In movies and literature, it's always a good idea to ask: why is this gorgeous woman coming on so strong like that? If it's too good to be true, there must be a catch. In real life, I believe this is a major psychlogical difference between men and woman: ego reinforcement. That isn't to say the majority of men will turn down sex when it's offered to them, even by strange women. But, don't think men aren't suspicious of the situation. Even for the most testosterone-driven men, sex is scary. You are going off into the metaphorical dark with someone you don't know well, and getting as close to her as is physically possible. Vulnerable. Sex and death...as in Ramsey Campbell's cleverly titled book, Scared Stiff.

That is why sex is always more than simply sex. It ties in with all kinds of issues. It is a big deal. Remember what Woody Allen said about sex and death? "Two things that only happen once in a lifetime." We joke about it, but sex is scary. These concerns about sex and death, about the Beast within, are all throughout our popular culture: in songs, books and films. In this decade of white-trash glamor, we even get it delivered to us daily by Hard Copy and Oprah inside our own living rooms.

Men's erotica is more broadly humorous, while women's erotica tends to be more philosophical and high-minded. Truism: different strokes for different folks. And it isn't just men, of course. Women have their own kinks in their psychological garden hoses, too. It reminds me a bit of the Victorian female attitude about sex, and why Count Dracula was so appealing both then and now. Victorian women weren't supposed to like sex, or to be wanton. It was control, then as now, which was important. Stephen King described the underlying theme thusly: the vampire was saying to the chaste Victorian ladies. "I will fuck you with my mouth, and you will love it."
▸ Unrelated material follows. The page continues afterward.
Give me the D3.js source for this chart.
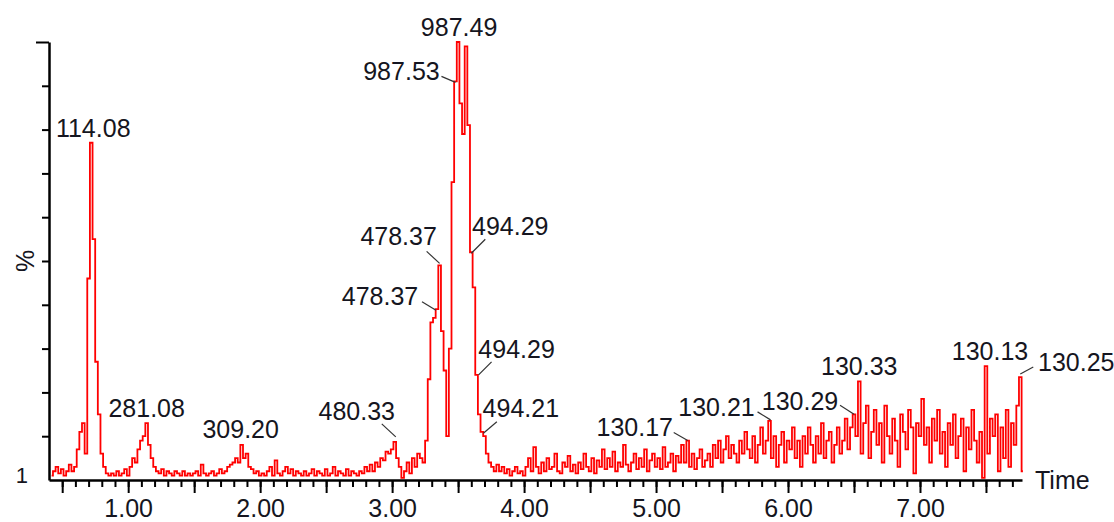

He is right, too. For both sexes, the concept of losing control in romance is somehow very attractive. I couldn't help myself, becomes a catch phrase... I was drunk. It is the most human of states: to want to feel good, to feel better, or to not feel at all. We learn secrecy, new definitions of the truth. And a certain sense of assault develops in whatever mirror we choose to look into...because we take off many thousands of years of civilization when we dive beneath the sheets.